Lordi – Hard Rock Hallelujah (Finlandia, 2006)
Tra tanti mostri, non potevano non vincere quelli veri: i Lordi, assoluti trionfatori dell’edizione 2006, capaci di portare a casa la prima vittoria della storia per la Finlandia e un mare di polemiche in patria, tra chi lamentava che il genere non era rappresentativo della nazione e chi faceva notare che neppure i componenti del gruppo erano molto rappresentativi rispetto ai tratti somatici finlandesi. In realtà, mostri tra i mostri, i Lordi riescono anche a convincere con Hard Rock Halleluja, un brano heavy metal piuttosto scontato, ma di certo di facile presa che li consacra sulla vetta del podio (per la cronaca, nel 2006 il nostro Sanremo fu vinto dal piccione di Povia, quindi siamo in linea tutto sommato).
Dschinghis Khan – Dschinghis Khan (Germania Ovest, 1979)

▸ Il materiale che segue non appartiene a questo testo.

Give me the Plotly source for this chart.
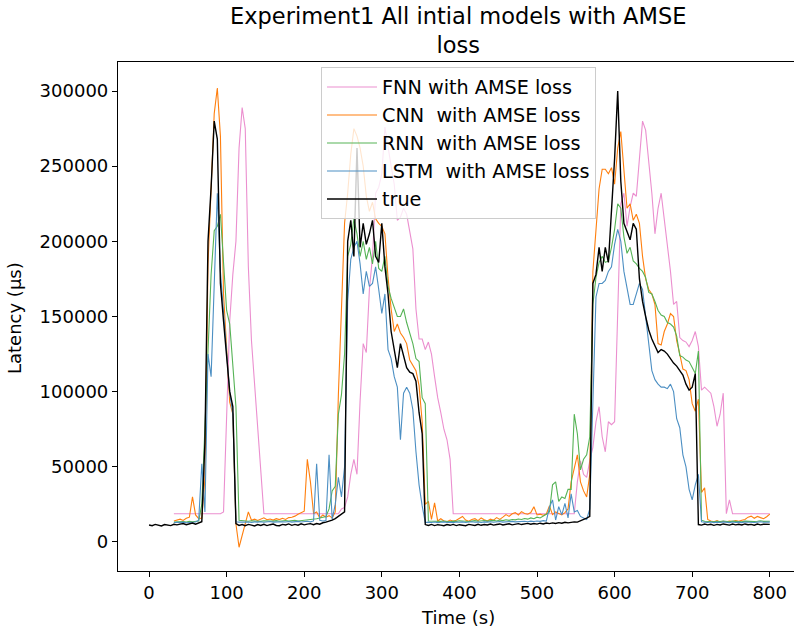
import plotly.graph_objects as go

# Sample instants (s), one reading every 4 s
time_s = list(range(0, 801, 4))

# Latency readings in thousands of microseconds, ten samples (40 s) per row
true_k = [
    11.3, 10.8, 11.7, 11.2, 10.7, 11.6, 11.3, 10.9, 11.8, 11.4,
    11.9, 12.3, 11.5, 12.1, 12.6, 11.8, 12.5, 13.5, 66, 200,
    236, 280, 268, 172, 147, 122, 100, 90, 12.2, 11.0,
    11.6, 10.8, 11.7, 11.2, 10.7, 11.6, 11.0, 11.8, 10.9, 11.5,
    11.9, 11.0, 10.8, 11.7, 11.3, 12.0, 11.1, 11.7, 11.2, 12.1,
    11.4, 11.9, 12.2, 11.5, 12.3, 11.8, 12.8, 13.2, 13.8, 14.6,
    15.6, 17.0, 18.2, 20.0, 200, 214, 190, 262, 196, 212,
    198, 205, 214, 190, 186, 212, 183, 165, 140, 128,
    116, 132, 124, 116, 113, 112, 107, 86, 72, 11.6,
    11.0, 11.7, 10.9, 11.5, 11.2, 10.8, 11.6, 11.1, 11.7, 10.9,
    11.5, 11.2, 10.8, 11.7, 11.4, 11.0, 11.8, 11.1, 11.6, 11.3,
    11.9, 11.2, 11.6, 12.0, 11.3, 11.8, 12.1, 11.4, 11.9, 12.2,
    11.6, 12.1, 12.4, 11.8, 12.3, 11.9, 12.5, 12.0, 12.6, 12.2,
    12.7, 12.3, 12.9, 12.5, 13.1, 12.7, 13.3, 13.4, 13.2, 14.0,
    14.5, 15.8, 17.0, 172, 178, 196, 180, 196, 186, 222,
    255, 300, 240, 212, 206, 201, 212, 208, 175, 160,
    150, 141, 135, 131, 126, 128, 127, 125, 122, 119,
    117, 114, 111, 105, 101, 103, 112, 11.6, 11.2, 11.9,
    11.4, 11.8, 11.1, 11.7, 11.3, 12.0, 11.5, 11.2, 11.9, 11.4,
    11.8, 11.3, 12.0, 11.5, 11.7, 11.2, 11.9, 11.4, 11.8, 11.5,
    11.7,
]

fnn_k = [
    None, None, None, None, None, None, None, None, 18.8, 18.8,
    18.8, 18.8, 18.8, 18.8, 18.8, 18.8, 18.8, 18.8, 18.8, 18.8,
    18.8, 18.8, 18.8, 18.8, 20, 83, 147, 178, 200, 262,
    289, 275, 183, 134, 105, 75, 45, 18.8, 18.8, 18.8,
    18.8, 18.8, 18.8, 18.8, 18.8, 18.8, 18.8, 18.8, 18.8, 18.8,
    18.8, 18.8, 18.8, 18.8, 18.8, 18.8, 18.8, 18.8, 18.8, 18.8,
    18.8, 18.8, 22, 23, 30, 45, 55, 45, 94, 132,
    126, 168, 190, 232, 236, 245, 276, 262, 250, 238,
    214, 216, 222, 218, 207, 195, 155, 135, 135, 128,
    133, 125, 110, 96, 86, 75, 68, 55, 18.8, 18.8,
    18.8, 18.8, 18.8, 18.8, 18.8, 18.8, 18.8, 18.8, 18.8, 18.8,
    18.8, 18.8, 18.8, 18.8, 18.8, 18.8, 18.8, 18.8, 18.8, 18.8,
    18.8, 18.8, 18.8, 18.8, 18.8, 18.8, 18.8, 18.8, 18.8, 18.8,
    18.8, 18.8, 18.8, 18.8, 18.8, 18.8, 18.8, 18.8, 40, 54,
    45, 43, 54, 63, 80, 90, 70, 60, 80, 78,
    80, 155, 225, 232, 210, 223, 232, 230, 255, 280,
    274, 255, 232, 205, 222, 232, 215, 196, 180, 158,
    160, 136, 134, 133, 130, 134, 140, 130, 101, 103,
    101, 99, 90, 77, 85, 99, 18.8, 28, 18.8, 18.8,
    18.8, 18.8, 18.8, 18.8, 18.8, 18.8, 18.8, 18.8, 18.8, 18.8,
    18.8,
]

cnn_k = [
    None, None, None, None, None, None, None, None, 14.0, 14.6,
    15.2, 14.3, 15.8, 16.5, 30, 18, 15.5, 16.0, 42, 185,
    232, 285, 302, 270, 165, 128, 93, 85, 12, -3.5,
    4, 11, 20, 14.5, 15.2, 14.3, 15.0, 16.1, 14.8, 15.3,
    14.6, 15.5, 14.9, 15.8, 15.0, 16.2, 16.5, 17.2, 18.5, 19.5,
    20.5, 55, 40, 19, 20, 16, 18, 16.5, 17.5, 16.0,
    20, 98, 150, 212, 232, 258, 275, 270, 262, 250,
    230, 220, 226, 215, 212, 210, 205, 176, 155, 140,
    145, 139, 136, 132, 121, 117, 114, 104, 80, 25,
    27, 15, 26, 14, 15.5, 14, 13.5, 14.6, 13.8, 14.5,
    15.8, 17.0, 14.6, 13.8, 14.9, 15.5, 14.2, 16.0, 14.8, 13.9,
    15.2, 14.5, 16.2, 15.0, 16.5, 18.2, 17.0, 18.8, 19.5, 18.0,
    20.2, 19.0, 18.5, 19.6, 23.5, 18.0, 18.5, 17.8, 18.6, 24,
    18.2, 20.0, 19.0, 18.0, 19.5, 22, 40, 50, 58, 40,
    34, 30, 45, 180, 205, 235, 248, 248, 245, 249,
    238, 262, 273, 250, 222, 225, 214, 218, 212, 190,
    175, 168, 165, 158, 132, 131, 140, 145, 152, 150,
    134, 125, 115, 114, 108, 92, 87, 95, 33, 36,
    15, 14, 13.5, 14.2, 13.2, 13.8, 13.5, 14.0, 13.6, 14.2,
    13.8, 14.5, 15.0, 16.5, 17.2, 15.8, 17.0, 16.2, 15.5, 16.8,
    18.5,
]

rnn_k = [
    None, None, None, None, None, None, None, None, 13.2, 13.5,
    13.4, 13.6, 13.3, 13.7, 13.5, 13.8, 14.0, 25, 80, 130,
    178, 207, 210, 218, 185, 154, 145, 115, 90, 14.5,
    14.2, 14.0, 13.8, 14.1, 13.9, 14.0, 13.7, 14.1, 13.8, 14.0,
    13.9, 14.2, 13.8, 14.0, 14.3, 13.9, 14.1, 14.4, 14.0, 14.2,
    14.6, 15.0, 14.7, 15.2, 15.5, 16.0, 16.5, 17.0, 22, 34,
    37, 85, 98, 125, 190, 198, 215, 205, 190, 200,
    188, 196, 185, 200, 182, 180, 190, 170, 162, 156,
    150, 150, 155, 146, 139, 132, 122, 120, 96, 92,
    14.0, 13.8, 13.6, 13.9, 13.7, 14.0, 13.8, 13.5, 13.9, 13.7,
    14.1, 13.8, 14.0, 13.6, 13.9, 14.2, 13.8, 14.0, 14.3, 13.9,
    14.1, 14.4, 14.0, 14.6, 14.2, 14.8, 14.4, 15.0, 14.7, 15.3,
    15.0, 15.6, 15.2, 16.0, 15.5, 16.5, 16.0, 17.0, 18.5, 20.0,
    38, 40, 27, 30, 29, 35, 35, 85, 72, 48,
    55, 58, 70, 158, 176, 186, 190, 186, 187, 196,
    208, 225, 222, 203, 192, 196, 187, 185, 182, 180,
    176, 166, 165, 160, 154, 151, 150, 146, 145, 143,
    137, 124, 123, 121, 120, 116, 112, 127, 14.5, 13.8,
    13.6, 13.9, 13.5, 13.8, 13.6, 14.0, 13.7, 13.5, 13.9, 13.6,
    13.8, 13.5, 13.9, 13.7, 14.0, 13.6, 13.8, 14.1, 13.7, 13.9,
    13.8,
]

lstm_k = [
    None, None, None, None, None, None, None, None, 12.8, 13.1,
    12.9, 13.2, 12.8, 13.1, 13.0, 13.3, 14.5, 52, 20, 125,
    110, 170, 232, 180, 152, 126, 99, 85, 13.5, 13.2,
    13.4, 13.1, 13.3, 13.0, 13.4, 13.2, 13.5, 13.1, 13.3, 13.6,
    13.2, 13.4, 13.1, 13.5, 13.3, 13.6, 13.2, 13.4, 13.7, 13.3,
    13.5, 13.8, 13.4, 14.0, 52, 14.5, 14.0, 14.2, 58, 15,
    25, 43, 30, 50, 160, 188, 196, 200, 185, 165,
    180, 170, 172, 183, 168, 152, 165, 128, 122, 110,
    103, 68, 99, 103, 99, 88, 60, 38, 24, 13,
    13.2, 13.0, 13.3, 12.9, 13.1, 13.4, 13.0, 13.2, 12.9, 13.3,
    13.1, 13.4, 13.0, 13.2, 13.5, 13.1, 13.3, 13.0, 13.4, 13.2,
    13.5, 13.1, 13.4, 13.6, 13.2, 13.5, 13.3, 13.7, 13.4, 13.6,
    13.3, 13.8, 13.5, 13.9, 13.6, 14.0, 13.7, 14.2, 13.9, 23,
    28, 14.6, 23.5, 18, 25.7, 16, 32, 20, 21, 17,
    16, 15, 22, 100, 163, 172, 172, 174, 180, 183,
    198, 208, 200, 180, 168, 158, 158, 165, 172, 168,
    150, 130, 114, 108, 105, 103, 103, 102, 105, 100,
    82, 76, 58, 50, 35, 28, 38, 45, 13.5, 13.2,
    13.0, 13.3, 12.9, 13.2, 13.0, 13.4, 13.1, 12.9, 13.3, 13.0,
    13.2, 12.9, 13.3, 13.1, 13.4, 13.0, 13.2, 13.5, 13.1, 13.3,
    13.2,
]

x_ticks = [0, 100, 200, 300, 400, 500, 600, 700, 800]
y_ticks = [0, 50000, 100000, 150000, 200000, 250000, 300000]


def to_us(values):
    return [None if v is None else v * 1000 for v in values]


series = [
    ("FNN with AMSE loss", fnn_k, "#eb8fcf", 1.1),
    ("CNN  with AMSE loss", cnn_k, "#ff7f0e", 1.1),
    ("RNN  with AMSE loss", rnn_k, "#56b356", 1.1),
    ("LSTM  with AMSE loss", lstm_k, "#4c8fc3", 1.1),
    ("true", true_k, "#000000", 1.4),
]

FONT = "DejaVu Sans"

fig = go.Figure()
for name, vals, color, width in series:
    fig.add_trace(go.Scatter(
        x=time_s, y=to_us(vals), mode="lines", name=name,
        line=dict(color=color, width=width), connectgaps=False,
    ))

# Plot area spans x 118..794 px, y 62..571 px
L, R, T, B = 118, 794, 62, 571
W, H = 794, 632


def px_x(p):
    return (p - L) / (R - L)


def px_y(p):
    return (B - p) / (B - T)


fig.update_layout(
    width=W, height=H,
    margin=dict(l=L, r=W - R, t=T, b=H - B, pad=0),
    paper_bgcolor="white", plot_bgcolor="white",
    font=dict(family=FONT, color="black", size=18),
    showlegend=True,
    legend=dict(
        x=px_x(321), y=px_y(67), xanchor="left", yanchor="top",
        bgcolor="rgba(255,255,255,0.8)", bordercolor="#cccccc", borderwidth=1,
        font=dict(family=FONT, size=19.23, color="black"),
        itemwidth=50, traceorder="normal",
    ),
    xaxis=dict(
        range=[-40, 831.2], tickmode="array", tickvals=x_ticks,
        ticks="outside", ticklen=5, tickwidth=1, tickcolor="black",
        showline=True, linecolor="black", linewidth=1.2, mirror=True,
        showgrid=False, zeroline=False,
        tickfont=dict(family=FONT, size=18, color="black"),
    ),
    yaxis=dict(
        range=[-19300, 319300], tickmode="array", tickvals=y_ticks,
        tickformat="d",
        ticks="outside", ticklen=5, tickwidth=1, tickcolor="black",
        showline=True, linecolor="black", linewidth=1.2, mirror=False,
        showgrid=False, zeroline=False,
        tickfont=dict(family=FONT, size=18, color="black"),
    ),
    annotations=[
        dict(text="Experiment1 All intial models with AMSE<br>loss",
             x=px_x(458), y=px_y(30),
             xref="paper", yref="paper", xanchor="center", yanchor="middle",
             showarrow=False, font=dict(family=FONT, size=22.5, color="black")),
        dict(text="Time (s)", x=px_x(458), y=px_y(617),
             xref="paper", yref="paper", xanchor="center", yanchor="middle",
             showarrow=False, font=dict(family=FONT, size=18, color="black")),
        dict(text="Latency (µs)", x=px_x(14), y=px_y(318), textangle=-90,
             xref="paper", yref="paper", xanchor="center", yanchor="middle",
             showarrow=False, font=dict(family=FONT, size=18, color="black")),
    ],
)

fig.write_html("out.html", config={"displayModeBar": False})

La Germania Ovest partecipa all’Eurovision del 1979 con l’ensemble dei Dschinghis Khan (la grafia teutonica di Gengis Khan), un gruppo vocale chiamato come il famoso condottiero mongolo dove solo due dei sei componenti erano effettivamente tedeschi (gli altri sono, come in una barzelletta, un olandese, due ungheresi e un sudafricano). In una competizione all’epoca ancora legata a un immaginario serioso, piombano questi pazzi vestiti come i protagonisti del film di Flash Gordon (che uscirà solo l’anno dopo) guidati dalle instancabili piroette del frontman-ballerino Louis Hendrik Potgieter, che interpretava la caricatura di Gengis Khan (anche se sembrava più un incrocio tra Sandokan e Jafar di Aladdin). In un periodo di disco-follie la loro canzone omonima conquista un mirabolante 4º posto e grande notorietà anche col singolo successivo a sfondo sovetico Moskau, ma soprattutto tracceranno la nuova linea estetica dell’Eurovision che verrà.
Buranovskie Babuški – Party for Everybody (Russia, 2012)
Le Buranovskie Babuški (in russo: Бурановские бабушки, cioè “le nonnine di Buranovo”) sono un gruppo musicale russo (formatosi nel 2010 a Buranovo, un piccolo centro dell’Udmurtia, repubblica russa a ovest degli Urali) che ha rischiato di sbancare l’Eurovision del 2012, fermandosi (purtroppo) al secondo posto. Al di là del fatto che la loro età si aggirasse tra quella di Ornella Vanoni e Patty Pravo, che potrebbero lanciarti qualcosa se le chiami “nonnine”, la formazione corale si presenta alla competizione ballando e cantando o meglio stonando per tutta l’esecuzione, ma soprattutto divertendosi come mai in vita loro, però attenti perché il ritornello di Party for Everybody vi si ficcherà in testa! Ovviamente, anche loro ad un certo punto si ricordano di essere all’Eurovision e, dato che qualcosa lo devono pur fare… tranquilli, non resteranno nude: semplicemente (si fa per dire) sfornano il pane dal forno che si sono portate direttamente sul palco e che si muove a tempo di musica!
Dustin the Turkey – Irelande douze pointe (Irlanda, 2008)
Il regolamento dell’Eurovision prevede espressamente che «nessun animale vivente è ammesso sul palco», ma questa regola è stata aggirata con una “trollata” dall’Irlanda che non avendo nessun disgraziato da mandare all’Eurovision nel 2008 ha deciso di partecipare con Dustin the Turkey, un pupazzo dalle sembianze di un tacchino, già in circolazione nella loro TV nazionale da almeno 20 anni e che arriva (con poca fortuna in verità) all’Eurovision suscitando molte polemiche per il testo, che velatamente denunciava il presunto block-vote dei paesi dell’Est. Irelande douze pointe è solo fastidiosa e non arriverà neppure in finale, ma, come detto, quel che conta non è in effetti il brano quanto piuttosto la coreografia, che qui spariglia per i colori e i ballerini che, ovviamente, assumono le movenze del più celebre pennuto alla voce. Il ruttino finale è solo da antologia.